My broader point is that I think Pearl's do-calculus can be reexpressed in traditional graph theory/structural equations/statistics without introducing anything new. In that sense, although I think his writings have drawn attention to important issues, I don't think they have solved anything.
It's very formally specified. The key object of study in Pearl-style causal inference is a structural causal model. A structural causal model is composed as equations like the following:
Y = f(X, Z, U)
Here, X and Z are observed inputs, other random variables in your system. U is unobserved. In other words, "Y is computed by a deterministic function which takes an unknown random input."
Then, P(Y = 1 | do(X=1, Z=2)) is defined as P(f(1,2, U) = 1).
Second, consider this: Classic ML techniques will tell you that you should never go to the doctor because it increases the probability that you have a disease. Causal inference does not have this problem.
How does RL dodge this?
But I don't think it's true that we always need a model, or at least I don't necessarily think we always need a human understandable model.
Your doctor example is weird to me tbh. A non-causal ML approach would seek to determine whether a patient has a disease based on some symptoms, and then send them to a doctor based on those results, sidestepping the need for causal models.
To rephrase it in a way that makes a bit more sense to me is: let's assume we want to know if a specific procedure would be good for a patient (basically the same example). With a non-causal approach we would want to predict whether a patient would have a better outcome from doing a procedure than not.
A natural way to solve this (to me) would be to build one model that estimates the probability of various outcomes from the procedure, and one that estimates the probability of various outcomes from not undergoing the procedure.
Or if you're working in the world of Neural Nets/Deep RL, have a model that takes all the non-intervention data as input and outputs the expected outcomes from the procedure and the expected outcomes from not doing the procedure, and when you train it, you only supervise the outcomes that you had data for.
This ignores the Bayesian/Distributional Shift issue, but I don't think the do calculus has a real answer to that either.
I would be interested in knowing if this ad-hoc modelling approach is any different to the causal modelling the Pearl is arguing for, or if Causal modelling is more necessary when you have more complicated causal relationships than a single intervention.
I saw an ML presentation a few months ago, on training a decision tree to do the same thing as a neural net, so we can understand what the neural net was doing.
They used this on a neural net trying to diagnose people with diabetes. It showed that having any other diagnosis would increase its probability of diagnosing them with diabetes. Why? Because it meant they're more likely to have gone to the doctor to get diagnosed. (Along with detecting general health indicators that weren't screened out.)
You can try to partition your data into intervention/non-intervention, or do something else to try to stop your model from detecting spurious correlations. Causal models makes this more formal and tells you which things you should include/exclude, gives you formulas for adjusting them out, and how much bias you introduce by failing to do so.

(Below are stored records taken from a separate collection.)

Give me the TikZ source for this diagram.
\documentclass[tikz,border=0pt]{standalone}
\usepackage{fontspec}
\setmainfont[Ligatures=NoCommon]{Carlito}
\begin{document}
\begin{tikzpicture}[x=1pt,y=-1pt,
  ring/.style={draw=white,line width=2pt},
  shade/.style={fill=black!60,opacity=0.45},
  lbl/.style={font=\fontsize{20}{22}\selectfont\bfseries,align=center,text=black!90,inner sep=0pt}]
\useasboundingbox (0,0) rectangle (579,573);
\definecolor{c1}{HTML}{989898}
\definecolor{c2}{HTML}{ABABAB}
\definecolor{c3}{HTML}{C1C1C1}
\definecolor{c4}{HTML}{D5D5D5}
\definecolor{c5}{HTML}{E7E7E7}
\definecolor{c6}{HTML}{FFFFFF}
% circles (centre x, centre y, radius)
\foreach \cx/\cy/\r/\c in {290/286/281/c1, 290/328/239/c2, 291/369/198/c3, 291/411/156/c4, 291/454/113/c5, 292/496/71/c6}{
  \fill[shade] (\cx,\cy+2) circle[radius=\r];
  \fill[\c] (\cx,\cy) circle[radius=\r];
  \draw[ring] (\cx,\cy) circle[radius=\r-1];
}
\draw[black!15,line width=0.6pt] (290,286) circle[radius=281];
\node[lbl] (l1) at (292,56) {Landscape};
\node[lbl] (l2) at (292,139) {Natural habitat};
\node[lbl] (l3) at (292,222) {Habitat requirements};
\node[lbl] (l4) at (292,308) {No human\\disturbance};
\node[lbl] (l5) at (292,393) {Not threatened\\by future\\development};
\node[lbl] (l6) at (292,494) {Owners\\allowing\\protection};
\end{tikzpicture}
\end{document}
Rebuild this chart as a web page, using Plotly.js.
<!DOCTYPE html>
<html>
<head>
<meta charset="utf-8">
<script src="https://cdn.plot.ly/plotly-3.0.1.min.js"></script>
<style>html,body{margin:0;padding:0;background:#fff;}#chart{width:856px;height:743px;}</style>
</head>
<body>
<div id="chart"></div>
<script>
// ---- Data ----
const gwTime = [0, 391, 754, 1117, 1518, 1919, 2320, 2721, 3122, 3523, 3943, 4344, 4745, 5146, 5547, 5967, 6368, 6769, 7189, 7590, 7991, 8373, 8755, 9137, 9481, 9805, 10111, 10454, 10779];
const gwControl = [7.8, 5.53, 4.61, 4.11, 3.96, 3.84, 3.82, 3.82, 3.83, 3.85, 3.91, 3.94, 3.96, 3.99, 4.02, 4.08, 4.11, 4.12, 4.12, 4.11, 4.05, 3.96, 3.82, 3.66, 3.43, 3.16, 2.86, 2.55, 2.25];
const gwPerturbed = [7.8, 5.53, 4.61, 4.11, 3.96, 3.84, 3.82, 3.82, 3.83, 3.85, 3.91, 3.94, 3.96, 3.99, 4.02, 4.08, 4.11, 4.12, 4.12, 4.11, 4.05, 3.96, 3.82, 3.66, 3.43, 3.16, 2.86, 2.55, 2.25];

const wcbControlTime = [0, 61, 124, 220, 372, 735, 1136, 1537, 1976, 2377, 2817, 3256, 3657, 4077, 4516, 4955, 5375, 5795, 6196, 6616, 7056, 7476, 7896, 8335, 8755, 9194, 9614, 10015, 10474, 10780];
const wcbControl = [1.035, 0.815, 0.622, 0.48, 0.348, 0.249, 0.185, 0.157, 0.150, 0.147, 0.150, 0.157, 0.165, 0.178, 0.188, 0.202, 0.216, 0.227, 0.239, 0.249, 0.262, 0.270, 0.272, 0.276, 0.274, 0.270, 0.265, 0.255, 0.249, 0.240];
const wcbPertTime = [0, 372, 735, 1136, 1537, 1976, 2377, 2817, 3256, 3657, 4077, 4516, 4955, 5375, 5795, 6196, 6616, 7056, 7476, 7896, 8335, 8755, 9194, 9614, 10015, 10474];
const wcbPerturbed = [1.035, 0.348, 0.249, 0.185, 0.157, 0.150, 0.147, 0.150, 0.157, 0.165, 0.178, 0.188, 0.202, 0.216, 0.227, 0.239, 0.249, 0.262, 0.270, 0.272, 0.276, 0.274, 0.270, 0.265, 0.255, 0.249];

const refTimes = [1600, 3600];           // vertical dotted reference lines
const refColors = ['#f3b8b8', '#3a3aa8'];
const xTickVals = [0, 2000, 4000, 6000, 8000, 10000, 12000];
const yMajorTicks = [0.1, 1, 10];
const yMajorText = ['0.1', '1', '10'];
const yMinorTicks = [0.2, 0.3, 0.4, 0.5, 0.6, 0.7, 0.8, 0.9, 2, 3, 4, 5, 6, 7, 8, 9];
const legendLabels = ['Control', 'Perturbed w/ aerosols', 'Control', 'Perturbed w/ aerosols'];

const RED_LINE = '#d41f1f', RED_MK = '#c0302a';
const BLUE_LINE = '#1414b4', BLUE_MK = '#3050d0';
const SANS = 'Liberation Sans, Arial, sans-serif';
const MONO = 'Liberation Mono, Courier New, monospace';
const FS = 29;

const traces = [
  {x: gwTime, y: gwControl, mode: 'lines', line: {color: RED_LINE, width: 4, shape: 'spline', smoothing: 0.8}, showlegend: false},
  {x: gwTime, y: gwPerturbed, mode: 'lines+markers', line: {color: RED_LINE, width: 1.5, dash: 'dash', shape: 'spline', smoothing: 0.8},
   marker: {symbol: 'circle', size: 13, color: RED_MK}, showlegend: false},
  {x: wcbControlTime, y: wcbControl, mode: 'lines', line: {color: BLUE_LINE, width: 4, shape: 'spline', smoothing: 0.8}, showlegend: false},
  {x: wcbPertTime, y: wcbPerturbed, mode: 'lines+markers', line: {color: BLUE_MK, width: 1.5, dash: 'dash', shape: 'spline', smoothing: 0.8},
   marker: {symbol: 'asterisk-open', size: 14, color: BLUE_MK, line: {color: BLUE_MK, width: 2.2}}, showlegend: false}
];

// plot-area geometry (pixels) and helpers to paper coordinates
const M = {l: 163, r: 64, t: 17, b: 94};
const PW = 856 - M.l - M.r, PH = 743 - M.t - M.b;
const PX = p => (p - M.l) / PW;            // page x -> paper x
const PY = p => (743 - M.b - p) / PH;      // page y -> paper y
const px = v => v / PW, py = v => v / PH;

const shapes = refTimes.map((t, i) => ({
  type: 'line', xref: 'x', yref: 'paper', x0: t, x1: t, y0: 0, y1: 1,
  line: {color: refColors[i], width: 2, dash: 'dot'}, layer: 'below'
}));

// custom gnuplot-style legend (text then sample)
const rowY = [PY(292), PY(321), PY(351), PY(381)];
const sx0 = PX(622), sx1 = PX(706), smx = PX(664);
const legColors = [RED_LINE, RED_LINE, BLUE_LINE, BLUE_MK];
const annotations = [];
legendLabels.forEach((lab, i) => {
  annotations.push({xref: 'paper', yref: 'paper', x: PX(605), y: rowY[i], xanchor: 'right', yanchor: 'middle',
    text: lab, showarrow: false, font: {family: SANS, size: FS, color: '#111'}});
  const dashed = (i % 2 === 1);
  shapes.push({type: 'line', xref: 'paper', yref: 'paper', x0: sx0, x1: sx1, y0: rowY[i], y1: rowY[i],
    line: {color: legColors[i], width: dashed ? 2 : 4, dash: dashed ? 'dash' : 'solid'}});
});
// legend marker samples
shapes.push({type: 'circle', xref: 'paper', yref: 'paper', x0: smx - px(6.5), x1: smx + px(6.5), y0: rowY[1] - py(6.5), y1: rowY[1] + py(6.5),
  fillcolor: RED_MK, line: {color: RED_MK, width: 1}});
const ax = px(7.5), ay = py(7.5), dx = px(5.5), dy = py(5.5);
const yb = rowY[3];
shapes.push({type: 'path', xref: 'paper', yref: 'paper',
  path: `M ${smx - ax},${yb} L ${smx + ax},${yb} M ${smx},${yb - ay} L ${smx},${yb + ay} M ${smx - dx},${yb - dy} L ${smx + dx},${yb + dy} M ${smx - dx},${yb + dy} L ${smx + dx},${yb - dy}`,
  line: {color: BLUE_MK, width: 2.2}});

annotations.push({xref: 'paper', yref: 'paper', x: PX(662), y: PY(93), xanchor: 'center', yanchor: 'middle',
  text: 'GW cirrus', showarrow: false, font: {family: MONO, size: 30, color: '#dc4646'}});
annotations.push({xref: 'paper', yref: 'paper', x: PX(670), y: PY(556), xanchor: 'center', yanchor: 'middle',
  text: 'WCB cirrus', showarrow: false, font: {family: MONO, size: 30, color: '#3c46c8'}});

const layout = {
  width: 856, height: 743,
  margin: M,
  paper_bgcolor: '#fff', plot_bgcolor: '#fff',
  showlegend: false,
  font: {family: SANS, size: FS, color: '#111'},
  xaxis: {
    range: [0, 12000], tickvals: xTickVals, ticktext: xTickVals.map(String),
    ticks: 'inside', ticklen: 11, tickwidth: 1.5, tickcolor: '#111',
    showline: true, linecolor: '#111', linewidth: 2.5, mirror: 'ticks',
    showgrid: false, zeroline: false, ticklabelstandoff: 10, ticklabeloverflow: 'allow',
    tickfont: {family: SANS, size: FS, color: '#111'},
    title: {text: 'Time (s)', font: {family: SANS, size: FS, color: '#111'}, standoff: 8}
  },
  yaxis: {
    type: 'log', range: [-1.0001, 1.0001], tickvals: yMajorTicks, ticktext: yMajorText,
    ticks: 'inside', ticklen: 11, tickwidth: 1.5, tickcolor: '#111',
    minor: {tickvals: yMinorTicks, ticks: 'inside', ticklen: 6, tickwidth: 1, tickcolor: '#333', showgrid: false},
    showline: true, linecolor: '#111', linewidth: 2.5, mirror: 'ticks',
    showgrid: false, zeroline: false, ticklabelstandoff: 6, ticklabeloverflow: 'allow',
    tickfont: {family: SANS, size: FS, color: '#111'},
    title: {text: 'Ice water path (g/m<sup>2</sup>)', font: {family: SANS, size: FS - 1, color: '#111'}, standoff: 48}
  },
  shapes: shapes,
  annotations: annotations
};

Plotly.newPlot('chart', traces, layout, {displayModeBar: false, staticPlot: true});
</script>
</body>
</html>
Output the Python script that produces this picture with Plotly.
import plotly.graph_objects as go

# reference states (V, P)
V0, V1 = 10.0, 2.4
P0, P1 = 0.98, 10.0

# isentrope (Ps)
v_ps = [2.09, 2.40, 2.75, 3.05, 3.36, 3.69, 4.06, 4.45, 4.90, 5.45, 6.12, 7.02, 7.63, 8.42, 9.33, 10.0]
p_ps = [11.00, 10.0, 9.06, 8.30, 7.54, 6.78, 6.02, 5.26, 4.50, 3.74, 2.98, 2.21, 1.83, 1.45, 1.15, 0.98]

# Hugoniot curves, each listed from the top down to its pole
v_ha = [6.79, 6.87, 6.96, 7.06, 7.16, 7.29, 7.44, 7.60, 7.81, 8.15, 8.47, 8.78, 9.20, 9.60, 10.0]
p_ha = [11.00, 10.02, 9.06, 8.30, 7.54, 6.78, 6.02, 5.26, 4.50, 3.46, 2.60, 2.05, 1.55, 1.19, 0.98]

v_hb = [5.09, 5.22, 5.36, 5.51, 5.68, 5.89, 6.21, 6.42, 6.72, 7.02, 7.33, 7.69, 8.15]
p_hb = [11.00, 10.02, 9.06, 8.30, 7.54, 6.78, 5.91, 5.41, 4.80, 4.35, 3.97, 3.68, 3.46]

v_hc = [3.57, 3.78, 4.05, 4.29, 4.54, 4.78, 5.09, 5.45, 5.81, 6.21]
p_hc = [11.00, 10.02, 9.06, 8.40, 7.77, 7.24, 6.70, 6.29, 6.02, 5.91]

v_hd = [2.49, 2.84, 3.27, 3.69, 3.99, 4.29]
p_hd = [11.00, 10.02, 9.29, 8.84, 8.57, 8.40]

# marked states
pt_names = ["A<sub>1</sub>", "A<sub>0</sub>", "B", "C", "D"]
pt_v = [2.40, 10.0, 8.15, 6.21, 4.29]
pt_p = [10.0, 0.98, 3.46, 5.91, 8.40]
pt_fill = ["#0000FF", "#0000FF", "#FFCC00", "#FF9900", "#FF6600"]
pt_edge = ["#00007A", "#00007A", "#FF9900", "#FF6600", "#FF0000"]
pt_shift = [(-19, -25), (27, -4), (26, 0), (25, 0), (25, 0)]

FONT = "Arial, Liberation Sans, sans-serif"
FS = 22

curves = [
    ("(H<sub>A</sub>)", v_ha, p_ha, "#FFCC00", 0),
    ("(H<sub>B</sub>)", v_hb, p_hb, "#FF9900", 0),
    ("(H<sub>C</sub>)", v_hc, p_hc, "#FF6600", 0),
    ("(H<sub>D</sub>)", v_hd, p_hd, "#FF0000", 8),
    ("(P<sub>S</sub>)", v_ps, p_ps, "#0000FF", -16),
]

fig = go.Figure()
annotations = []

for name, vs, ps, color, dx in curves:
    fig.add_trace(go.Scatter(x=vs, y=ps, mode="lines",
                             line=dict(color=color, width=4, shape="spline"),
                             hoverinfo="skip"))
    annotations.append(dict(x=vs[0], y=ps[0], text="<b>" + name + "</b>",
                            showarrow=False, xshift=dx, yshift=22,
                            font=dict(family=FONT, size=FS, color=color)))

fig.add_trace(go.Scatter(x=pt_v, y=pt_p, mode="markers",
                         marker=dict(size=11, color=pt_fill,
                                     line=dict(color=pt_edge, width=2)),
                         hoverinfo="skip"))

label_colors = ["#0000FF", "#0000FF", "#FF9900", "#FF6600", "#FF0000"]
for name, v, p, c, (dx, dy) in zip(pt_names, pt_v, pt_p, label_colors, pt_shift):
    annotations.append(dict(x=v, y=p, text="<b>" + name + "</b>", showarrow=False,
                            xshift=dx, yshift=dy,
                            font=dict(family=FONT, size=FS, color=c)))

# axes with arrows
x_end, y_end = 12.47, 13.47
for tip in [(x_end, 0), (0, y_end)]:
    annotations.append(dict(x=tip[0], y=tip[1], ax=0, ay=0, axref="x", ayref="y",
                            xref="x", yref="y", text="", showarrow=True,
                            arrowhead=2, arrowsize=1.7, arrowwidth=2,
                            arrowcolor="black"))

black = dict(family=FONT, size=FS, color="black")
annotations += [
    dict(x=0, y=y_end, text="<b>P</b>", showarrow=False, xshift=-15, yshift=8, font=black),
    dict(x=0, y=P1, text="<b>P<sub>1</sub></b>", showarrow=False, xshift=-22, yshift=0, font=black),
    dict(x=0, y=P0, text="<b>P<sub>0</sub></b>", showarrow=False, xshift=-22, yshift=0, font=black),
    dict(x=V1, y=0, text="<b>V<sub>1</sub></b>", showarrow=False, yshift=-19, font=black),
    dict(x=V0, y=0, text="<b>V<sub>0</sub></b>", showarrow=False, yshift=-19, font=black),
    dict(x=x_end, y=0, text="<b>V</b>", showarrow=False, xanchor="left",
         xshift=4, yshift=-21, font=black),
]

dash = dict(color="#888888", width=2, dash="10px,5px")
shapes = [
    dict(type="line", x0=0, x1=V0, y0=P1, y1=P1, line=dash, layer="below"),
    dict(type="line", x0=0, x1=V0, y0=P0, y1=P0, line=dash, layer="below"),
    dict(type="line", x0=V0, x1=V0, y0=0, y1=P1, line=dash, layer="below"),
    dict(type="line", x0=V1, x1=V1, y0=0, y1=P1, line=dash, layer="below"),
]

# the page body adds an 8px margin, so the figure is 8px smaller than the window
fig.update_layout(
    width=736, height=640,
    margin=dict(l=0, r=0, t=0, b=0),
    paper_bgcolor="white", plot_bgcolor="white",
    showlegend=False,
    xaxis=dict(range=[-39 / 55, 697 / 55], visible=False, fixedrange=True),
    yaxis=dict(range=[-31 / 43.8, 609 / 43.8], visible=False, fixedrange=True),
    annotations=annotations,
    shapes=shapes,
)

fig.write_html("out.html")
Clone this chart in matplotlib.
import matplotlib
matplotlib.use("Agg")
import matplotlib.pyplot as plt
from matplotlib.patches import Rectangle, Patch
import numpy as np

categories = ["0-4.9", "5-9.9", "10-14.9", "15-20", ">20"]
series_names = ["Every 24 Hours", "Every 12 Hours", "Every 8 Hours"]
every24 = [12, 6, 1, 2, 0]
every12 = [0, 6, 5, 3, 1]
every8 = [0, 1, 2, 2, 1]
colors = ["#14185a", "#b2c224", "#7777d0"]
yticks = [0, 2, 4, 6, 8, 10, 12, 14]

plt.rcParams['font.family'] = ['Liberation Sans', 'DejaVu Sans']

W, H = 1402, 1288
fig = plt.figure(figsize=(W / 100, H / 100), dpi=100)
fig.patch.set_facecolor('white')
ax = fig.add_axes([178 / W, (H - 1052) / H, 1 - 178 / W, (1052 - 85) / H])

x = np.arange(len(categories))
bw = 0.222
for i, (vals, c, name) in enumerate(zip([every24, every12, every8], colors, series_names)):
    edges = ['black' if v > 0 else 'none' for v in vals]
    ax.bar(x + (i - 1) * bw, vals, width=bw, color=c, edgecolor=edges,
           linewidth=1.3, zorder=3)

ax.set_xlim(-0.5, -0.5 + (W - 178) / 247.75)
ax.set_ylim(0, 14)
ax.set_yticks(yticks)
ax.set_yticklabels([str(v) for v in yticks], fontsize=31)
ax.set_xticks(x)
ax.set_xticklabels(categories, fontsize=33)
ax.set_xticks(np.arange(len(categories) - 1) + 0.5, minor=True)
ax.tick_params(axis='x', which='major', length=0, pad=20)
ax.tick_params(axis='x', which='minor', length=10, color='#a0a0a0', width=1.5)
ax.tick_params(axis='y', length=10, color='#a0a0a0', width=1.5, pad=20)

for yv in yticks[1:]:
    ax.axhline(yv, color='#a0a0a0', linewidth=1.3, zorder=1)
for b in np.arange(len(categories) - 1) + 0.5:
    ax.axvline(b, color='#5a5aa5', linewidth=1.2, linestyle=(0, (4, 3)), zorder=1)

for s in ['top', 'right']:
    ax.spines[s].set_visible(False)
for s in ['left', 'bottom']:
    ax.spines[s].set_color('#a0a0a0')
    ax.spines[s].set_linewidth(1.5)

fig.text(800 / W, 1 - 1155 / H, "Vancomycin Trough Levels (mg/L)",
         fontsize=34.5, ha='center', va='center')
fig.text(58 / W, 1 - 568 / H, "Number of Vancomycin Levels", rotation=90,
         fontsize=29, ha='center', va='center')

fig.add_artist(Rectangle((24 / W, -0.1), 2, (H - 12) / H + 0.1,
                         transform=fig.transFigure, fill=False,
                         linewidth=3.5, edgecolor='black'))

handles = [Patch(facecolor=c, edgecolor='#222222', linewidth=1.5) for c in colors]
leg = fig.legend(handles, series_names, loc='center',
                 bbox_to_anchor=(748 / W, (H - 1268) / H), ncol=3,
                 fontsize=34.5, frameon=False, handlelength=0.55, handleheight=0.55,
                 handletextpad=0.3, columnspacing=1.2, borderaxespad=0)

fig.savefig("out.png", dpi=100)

The theory of causal inference is also immune to distributional shift, and serves as a nice guidance for what actual systems should do (usually: failing to return an answer).
(Yes, I've fully drunk the Pearl Kool-Ade.)
Maybe it can, but isn't Bayesian stuff really costly most of the time?
RL is for training system parameters based on positive or negative reinforcement from a critic. RL is based on a Markov decision process. RL has policy search idea but that is separate from economic policy evaluation.